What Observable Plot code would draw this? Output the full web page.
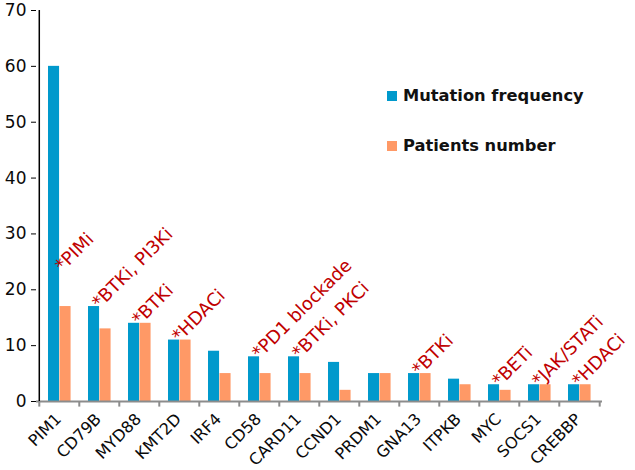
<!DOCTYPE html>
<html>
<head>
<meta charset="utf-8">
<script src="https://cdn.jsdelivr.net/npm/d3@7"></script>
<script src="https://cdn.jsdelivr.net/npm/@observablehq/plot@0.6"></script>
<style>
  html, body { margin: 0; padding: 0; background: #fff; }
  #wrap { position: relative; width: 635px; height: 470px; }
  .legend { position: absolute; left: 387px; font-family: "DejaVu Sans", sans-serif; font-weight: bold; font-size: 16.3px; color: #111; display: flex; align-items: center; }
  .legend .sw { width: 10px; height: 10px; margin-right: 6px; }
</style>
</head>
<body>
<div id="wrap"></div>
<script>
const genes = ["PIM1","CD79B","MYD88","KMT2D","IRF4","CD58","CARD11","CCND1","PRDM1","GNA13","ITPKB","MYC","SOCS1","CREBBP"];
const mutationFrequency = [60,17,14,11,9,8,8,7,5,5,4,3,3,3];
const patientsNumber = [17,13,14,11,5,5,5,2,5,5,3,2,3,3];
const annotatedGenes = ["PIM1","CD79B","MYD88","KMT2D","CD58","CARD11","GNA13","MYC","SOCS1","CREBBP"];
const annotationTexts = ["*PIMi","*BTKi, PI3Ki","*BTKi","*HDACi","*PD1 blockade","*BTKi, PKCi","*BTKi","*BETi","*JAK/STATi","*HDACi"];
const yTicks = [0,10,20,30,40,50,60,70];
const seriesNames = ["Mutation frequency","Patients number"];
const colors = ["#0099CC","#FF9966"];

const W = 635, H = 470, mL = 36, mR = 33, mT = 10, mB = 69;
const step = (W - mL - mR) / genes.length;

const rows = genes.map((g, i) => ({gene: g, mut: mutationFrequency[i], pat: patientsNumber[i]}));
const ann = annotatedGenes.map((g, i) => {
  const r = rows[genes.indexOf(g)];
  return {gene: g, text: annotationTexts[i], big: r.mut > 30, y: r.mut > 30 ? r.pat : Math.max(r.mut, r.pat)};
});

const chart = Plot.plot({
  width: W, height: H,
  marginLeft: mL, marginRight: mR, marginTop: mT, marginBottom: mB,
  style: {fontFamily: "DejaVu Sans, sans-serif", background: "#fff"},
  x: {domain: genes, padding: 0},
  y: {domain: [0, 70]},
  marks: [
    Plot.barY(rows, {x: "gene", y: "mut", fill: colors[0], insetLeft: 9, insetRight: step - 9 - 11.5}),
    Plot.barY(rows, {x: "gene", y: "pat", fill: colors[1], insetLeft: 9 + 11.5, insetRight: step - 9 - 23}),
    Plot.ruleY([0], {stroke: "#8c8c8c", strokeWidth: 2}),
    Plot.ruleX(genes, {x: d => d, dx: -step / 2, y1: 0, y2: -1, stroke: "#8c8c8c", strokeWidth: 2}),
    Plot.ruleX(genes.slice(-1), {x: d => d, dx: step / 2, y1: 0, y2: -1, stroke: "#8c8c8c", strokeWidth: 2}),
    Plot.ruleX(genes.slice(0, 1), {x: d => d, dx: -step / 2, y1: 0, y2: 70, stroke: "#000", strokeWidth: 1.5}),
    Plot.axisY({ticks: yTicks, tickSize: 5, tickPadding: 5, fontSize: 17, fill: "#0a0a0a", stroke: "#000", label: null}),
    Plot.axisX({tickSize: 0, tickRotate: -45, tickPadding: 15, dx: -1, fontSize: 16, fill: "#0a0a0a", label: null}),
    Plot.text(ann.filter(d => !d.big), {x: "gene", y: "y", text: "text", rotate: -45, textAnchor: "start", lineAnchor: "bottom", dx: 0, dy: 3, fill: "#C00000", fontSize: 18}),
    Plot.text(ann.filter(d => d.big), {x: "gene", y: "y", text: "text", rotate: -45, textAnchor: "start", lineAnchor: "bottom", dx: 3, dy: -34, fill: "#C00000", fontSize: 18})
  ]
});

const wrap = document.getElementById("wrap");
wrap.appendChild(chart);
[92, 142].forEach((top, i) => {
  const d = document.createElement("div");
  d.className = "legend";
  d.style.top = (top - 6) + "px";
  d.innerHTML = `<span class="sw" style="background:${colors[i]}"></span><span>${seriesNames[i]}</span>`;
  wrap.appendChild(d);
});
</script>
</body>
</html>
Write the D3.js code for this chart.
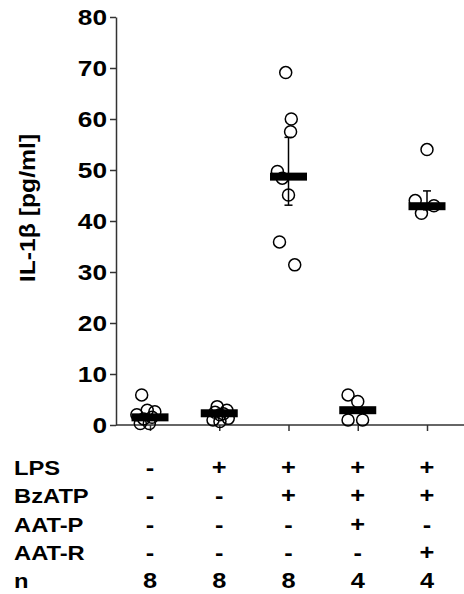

EXERCISE INSTRUCTIONS - Quote the records above in full, dropping each picture.

WRITTEN SOLUTION -
What Observable Plot code would draw this? Output the full web page.
<!DOCTYPE html>
<html>
<head>
<meta charset="utf-8">
<script src="https://cdn.jsdelivr.net/npm/d3@7"></script>
<script src="https://cdn.jsdelivr.net/npm/@observablehq/plot@0.6"></script>
<style>
  html, body { margin: 0; padding: 0; background: #fff; }
  #wrap { position: relative; width: 635px; height: 470px; }
  .legend { position: absolute; left: 387px; font-family: "DejaVu Sans", sans-serif; font-weight: bold; font-size: 16.3px; color: #111; display: flex; align-items: center; }
  .legend .sw { width: 10px; height: 10px; margin-right: 6px; }
</style>
</head>
<body>
<div id="wrap"></div>
<script>
const genes = ["PIM1","CD79B","MYD88","KMT2D","IRF4","CD58","CARD11","CCND1","PRDM1","GNA13","ITPKB","MYC","SOCS1","CREBBP"];
const mutationFrequency = [60,17,14,11,9,8,8,7,5,5,4,3,3,3];
const patientsNumber = [17,13,14,11,5,5,5,2,5,5,3,2,3,3];
const annotatedGenes = ["PIM1","CD79B","MYD88","KMT2D","CD58","CARD11","GNA13","MYC","SOCS1","CREBBP"];
const annotationTexts = ["*PIMi","*BTKi, PI3Ki","*BTKi","*HDACi","*PD1 blockade","*BTKi, PKCi","*BTKi","*BETi","*JAK/STATi","*HDACi"];
const yTicks = [0,10,20,30,40,50,60,70];
const seriesNames = ["Mutation frequency","Patients number"];
const colors = ["#0099CC","#FF9966"];

const W = 635, H = 470, mL = 36, mR = 33, mT = 10, mB = 69;
const step = (W - mL - mR) / genes.length;

const rows = genes.map((g, i) => ({gene: g, mut: mutationFrequency[i], pat: patientsNumber[i]}));
const ann = annotatedGenes.map((g, i) => {
  const r = rows[genes.indexOf(g)];
  return {gene: g, text: annotationTexts[i], big: r.mut > 30, y: r.mut > 30 ? r.pat : Math.max(r.mut, r.pat)};
});

const chart = Plot.plot({
  width: W, height: H,
  marginLeft: mL, marginRight: mR, marginTop: mT, marginBottom: mB,
  style: {fontFamily: "DejaVu Sans, sans-serif", background: "#fff"},
  x: {domain: genes, padding: 0},
  y: {domain: [0, 70]},
  marks: [
    Plot.barY(rows, {x: "gene", y: "mut", fill: colors[0], insetLeft: 9, insetRight: step - 9 - 11.5}),
    Plot.barY(rows, {x: "gene", y: "pat", fill: colors[1], insetLeft: 9 + 11.5, insetRight: step - 9 - 23}),
    Plot.ruleY([0], {stroke: "#8c8c8c", strokeWidth: 2}),
    Plot.ruleX(genes, {x: d => d, dx: -step / 2, y1: 0, y2: -1, stroke: "#8c8c8c", strokeWidth: 2}),
    Plot.ruleX(genes.slice(-1), {x: d => d, dx: step / 2, y1: 0, y2: -1, stroke: "#8c8c8c", strokeWidth: 2}),
    Plot.ruleX(genes.slice(0, 1), {x: d => d, dx: -step / 2, y1: 0, y2: 70, stroke: "#000", strokeWidth: 1.5}),
    Plot.axisY({ticks: yTicks, tickSize: 5, tickPadding: 5, fontSize: 17, fill: "#0a0a0a", stroke: "#000", label: null}),
    Plot.axisX({tickSize: 0, tickRotate: -45, tickPadding: 15, dx: -1, fontSize: 16, fill: "#0a0a0a", label: null}),
    Plot.text(ann.filter(d => !d.big), {x: "gene", y: "y", text: "text", rotate: -45, textAnchor: "start", lineAnchor: "bottom", dx: 0, dy: 3, fill: "#C00000", fontSize: 18}),
    Plot.text(ann.filter(d => d.big), {x: "gene", y: "y", text: "text", rotate: -45, textAnchor: "start", lineAnchor: "bottom", dx: 3, dy: -34, fill: "#C00000", fontSize: 18})
  ]
});

const wrap = document.getElementById("wrap");
wrap.appendChild(chart);
[92, 142].forEach((top, i) => {
  const d = document.createElement("div");
  d.className = "legend";
  d.style.top = (top - 6) + "px";
  d.innerHTML = `<span class="sw" style="background:${colors[i]}"></span><span>${seriesNames[i]}</span>`;
  wrap.appendChild(d);
});
</script>
</body>
</html>
Write the D3.js code for this chart.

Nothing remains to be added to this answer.